• [Task requirements]: Omit pictures and quote the listing below line by line, from its start through the line that holds "years = list(range(1990, 2024))".

• [Data block]:
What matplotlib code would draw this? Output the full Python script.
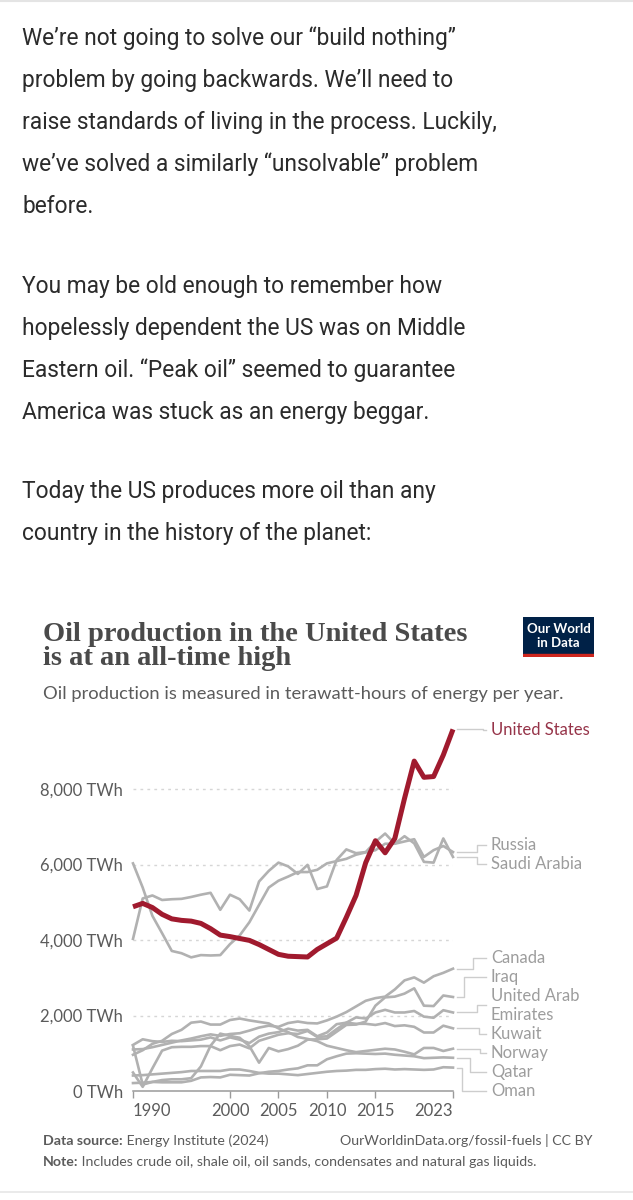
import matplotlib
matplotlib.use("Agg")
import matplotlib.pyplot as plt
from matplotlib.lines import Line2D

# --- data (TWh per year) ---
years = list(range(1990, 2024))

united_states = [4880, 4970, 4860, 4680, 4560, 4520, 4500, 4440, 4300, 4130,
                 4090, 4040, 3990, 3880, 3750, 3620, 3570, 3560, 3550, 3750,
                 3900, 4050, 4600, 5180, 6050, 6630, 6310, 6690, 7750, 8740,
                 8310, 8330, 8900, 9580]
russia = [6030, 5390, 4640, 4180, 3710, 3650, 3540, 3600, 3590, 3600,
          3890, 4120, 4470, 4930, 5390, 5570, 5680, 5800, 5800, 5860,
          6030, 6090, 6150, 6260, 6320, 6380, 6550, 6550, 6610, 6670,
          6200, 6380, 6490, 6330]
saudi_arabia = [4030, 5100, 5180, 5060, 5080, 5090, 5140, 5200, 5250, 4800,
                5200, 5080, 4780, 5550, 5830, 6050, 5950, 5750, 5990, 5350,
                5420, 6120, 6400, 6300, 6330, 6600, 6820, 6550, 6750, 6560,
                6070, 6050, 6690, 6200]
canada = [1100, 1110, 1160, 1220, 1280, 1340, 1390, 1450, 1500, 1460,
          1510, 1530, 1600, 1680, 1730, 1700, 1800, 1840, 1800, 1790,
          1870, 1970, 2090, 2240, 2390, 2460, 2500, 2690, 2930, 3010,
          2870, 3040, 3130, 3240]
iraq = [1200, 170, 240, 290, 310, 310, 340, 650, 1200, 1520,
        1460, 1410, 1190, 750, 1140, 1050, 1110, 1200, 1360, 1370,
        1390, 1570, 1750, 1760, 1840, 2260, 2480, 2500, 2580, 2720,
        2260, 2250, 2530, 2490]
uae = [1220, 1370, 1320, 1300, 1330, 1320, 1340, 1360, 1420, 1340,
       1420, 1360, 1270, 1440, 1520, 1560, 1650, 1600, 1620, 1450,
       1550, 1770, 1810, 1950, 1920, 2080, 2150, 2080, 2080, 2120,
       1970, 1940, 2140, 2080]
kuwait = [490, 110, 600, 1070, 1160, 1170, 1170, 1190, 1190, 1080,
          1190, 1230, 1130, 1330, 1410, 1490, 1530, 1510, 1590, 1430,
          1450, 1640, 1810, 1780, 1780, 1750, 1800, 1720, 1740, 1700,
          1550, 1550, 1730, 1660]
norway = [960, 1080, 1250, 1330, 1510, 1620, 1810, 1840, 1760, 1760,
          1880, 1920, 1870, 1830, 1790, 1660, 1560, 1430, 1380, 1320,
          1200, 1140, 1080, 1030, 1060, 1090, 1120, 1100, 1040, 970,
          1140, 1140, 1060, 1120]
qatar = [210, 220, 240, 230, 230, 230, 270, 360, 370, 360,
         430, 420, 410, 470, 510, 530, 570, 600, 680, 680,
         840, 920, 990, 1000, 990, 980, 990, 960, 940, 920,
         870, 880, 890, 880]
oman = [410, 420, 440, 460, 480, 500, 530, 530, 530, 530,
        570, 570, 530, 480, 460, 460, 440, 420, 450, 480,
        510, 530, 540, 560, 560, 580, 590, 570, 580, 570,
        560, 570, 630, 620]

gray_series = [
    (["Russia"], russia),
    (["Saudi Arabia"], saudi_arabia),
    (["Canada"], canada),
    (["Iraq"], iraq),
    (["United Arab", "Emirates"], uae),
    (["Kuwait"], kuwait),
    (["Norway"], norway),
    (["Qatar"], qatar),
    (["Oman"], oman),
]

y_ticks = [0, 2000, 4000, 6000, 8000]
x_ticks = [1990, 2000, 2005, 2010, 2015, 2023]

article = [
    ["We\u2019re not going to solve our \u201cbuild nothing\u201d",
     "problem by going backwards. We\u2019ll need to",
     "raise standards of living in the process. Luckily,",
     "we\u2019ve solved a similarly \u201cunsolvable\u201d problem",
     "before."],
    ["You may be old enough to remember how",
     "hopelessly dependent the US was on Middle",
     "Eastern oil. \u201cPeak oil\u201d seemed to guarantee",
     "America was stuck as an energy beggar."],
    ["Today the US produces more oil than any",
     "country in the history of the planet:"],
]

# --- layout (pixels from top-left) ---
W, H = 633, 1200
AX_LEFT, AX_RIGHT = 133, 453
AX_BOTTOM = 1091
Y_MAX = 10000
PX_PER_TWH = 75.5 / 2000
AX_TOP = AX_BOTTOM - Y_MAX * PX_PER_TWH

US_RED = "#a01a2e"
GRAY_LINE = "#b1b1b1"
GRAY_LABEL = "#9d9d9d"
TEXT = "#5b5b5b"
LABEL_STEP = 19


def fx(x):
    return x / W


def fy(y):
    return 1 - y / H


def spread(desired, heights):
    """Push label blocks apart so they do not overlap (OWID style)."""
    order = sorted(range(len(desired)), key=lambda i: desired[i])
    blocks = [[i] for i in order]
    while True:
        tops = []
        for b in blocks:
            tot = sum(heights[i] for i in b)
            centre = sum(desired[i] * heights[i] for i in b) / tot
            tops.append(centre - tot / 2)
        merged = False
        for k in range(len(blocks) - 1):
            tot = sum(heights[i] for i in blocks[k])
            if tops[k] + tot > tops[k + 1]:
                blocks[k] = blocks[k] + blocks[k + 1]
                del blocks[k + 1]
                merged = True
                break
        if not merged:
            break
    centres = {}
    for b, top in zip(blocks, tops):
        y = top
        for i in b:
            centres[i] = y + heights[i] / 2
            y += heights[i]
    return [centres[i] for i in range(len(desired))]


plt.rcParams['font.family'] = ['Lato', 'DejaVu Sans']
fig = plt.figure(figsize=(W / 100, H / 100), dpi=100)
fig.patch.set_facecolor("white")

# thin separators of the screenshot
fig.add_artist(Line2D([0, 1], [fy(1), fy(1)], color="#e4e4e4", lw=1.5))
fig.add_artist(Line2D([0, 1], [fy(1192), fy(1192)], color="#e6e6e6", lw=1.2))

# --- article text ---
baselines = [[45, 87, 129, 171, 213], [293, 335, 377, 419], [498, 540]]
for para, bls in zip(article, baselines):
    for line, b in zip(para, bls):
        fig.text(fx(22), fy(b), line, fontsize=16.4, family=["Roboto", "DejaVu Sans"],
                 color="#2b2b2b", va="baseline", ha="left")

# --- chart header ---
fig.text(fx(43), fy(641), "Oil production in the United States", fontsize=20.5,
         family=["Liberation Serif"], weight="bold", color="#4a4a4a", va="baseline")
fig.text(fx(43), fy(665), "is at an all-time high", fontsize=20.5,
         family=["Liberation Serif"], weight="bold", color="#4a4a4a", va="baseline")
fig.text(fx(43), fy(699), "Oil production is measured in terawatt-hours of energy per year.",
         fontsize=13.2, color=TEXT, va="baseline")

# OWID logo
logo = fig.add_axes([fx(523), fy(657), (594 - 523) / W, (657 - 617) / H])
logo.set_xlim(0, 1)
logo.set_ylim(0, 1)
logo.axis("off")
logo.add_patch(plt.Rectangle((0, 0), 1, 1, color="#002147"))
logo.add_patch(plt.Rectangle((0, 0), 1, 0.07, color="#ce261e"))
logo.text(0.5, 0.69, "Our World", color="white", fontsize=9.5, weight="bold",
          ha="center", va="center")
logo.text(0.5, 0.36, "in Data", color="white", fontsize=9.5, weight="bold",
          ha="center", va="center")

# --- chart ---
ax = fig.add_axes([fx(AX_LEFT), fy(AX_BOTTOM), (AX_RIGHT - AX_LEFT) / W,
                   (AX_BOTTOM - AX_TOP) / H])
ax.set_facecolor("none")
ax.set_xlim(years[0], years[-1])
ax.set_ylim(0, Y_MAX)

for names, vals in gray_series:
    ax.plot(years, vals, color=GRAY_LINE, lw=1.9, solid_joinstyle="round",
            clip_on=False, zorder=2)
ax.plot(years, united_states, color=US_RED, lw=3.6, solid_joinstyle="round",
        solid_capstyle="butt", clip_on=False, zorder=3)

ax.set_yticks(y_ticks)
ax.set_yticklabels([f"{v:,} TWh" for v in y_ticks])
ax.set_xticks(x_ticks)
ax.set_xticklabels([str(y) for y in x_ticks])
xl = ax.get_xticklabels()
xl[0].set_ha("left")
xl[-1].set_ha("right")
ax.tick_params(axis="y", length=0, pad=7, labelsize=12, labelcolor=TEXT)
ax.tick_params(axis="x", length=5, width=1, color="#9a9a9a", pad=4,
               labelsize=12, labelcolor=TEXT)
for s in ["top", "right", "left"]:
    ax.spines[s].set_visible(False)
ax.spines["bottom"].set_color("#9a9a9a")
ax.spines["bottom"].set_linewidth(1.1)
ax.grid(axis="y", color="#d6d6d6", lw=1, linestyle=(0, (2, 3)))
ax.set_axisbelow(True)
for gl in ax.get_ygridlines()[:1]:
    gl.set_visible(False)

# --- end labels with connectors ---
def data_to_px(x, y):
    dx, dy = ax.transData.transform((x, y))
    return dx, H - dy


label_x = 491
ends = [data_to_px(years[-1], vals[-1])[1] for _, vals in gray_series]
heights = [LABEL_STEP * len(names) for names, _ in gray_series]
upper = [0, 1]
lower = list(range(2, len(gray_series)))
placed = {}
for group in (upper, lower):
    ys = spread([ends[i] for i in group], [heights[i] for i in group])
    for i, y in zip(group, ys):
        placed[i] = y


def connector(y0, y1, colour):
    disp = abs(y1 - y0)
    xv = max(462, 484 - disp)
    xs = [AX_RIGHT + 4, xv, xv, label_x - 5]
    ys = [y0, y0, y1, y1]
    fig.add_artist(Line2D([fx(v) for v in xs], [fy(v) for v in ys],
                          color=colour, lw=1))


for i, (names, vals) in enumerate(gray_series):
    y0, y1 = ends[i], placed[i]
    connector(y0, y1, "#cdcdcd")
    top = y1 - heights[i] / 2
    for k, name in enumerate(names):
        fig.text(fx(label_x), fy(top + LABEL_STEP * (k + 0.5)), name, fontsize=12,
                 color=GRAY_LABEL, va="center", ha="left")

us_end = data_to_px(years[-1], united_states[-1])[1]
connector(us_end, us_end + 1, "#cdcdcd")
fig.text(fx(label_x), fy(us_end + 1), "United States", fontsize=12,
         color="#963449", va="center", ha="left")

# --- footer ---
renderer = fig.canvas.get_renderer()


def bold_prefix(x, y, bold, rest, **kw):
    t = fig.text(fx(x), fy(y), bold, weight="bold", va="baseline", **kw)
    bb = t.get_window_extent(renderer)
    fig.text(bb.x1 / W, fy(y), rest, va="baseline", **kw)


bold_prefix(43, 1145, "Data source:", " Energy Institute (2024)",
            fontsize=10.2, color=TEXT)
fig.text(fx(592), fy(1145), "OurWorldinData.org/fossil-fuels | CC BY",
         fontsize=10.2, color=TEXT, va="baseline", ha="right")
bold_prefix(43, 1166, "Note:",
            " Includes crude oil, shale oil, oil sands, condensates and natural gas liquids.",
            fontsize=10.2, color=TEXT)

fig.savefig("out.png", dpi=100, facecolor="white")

• [Task response]:
What matplotlib code would draw this? Output the full Python script.
import matplotlib
matplotlib.use("Agg")
import matplotlib.pyplot as plt
from matplotlib.lines import Line2D

# --- data (TWh per year) ---
years = list(range(1990, 2024))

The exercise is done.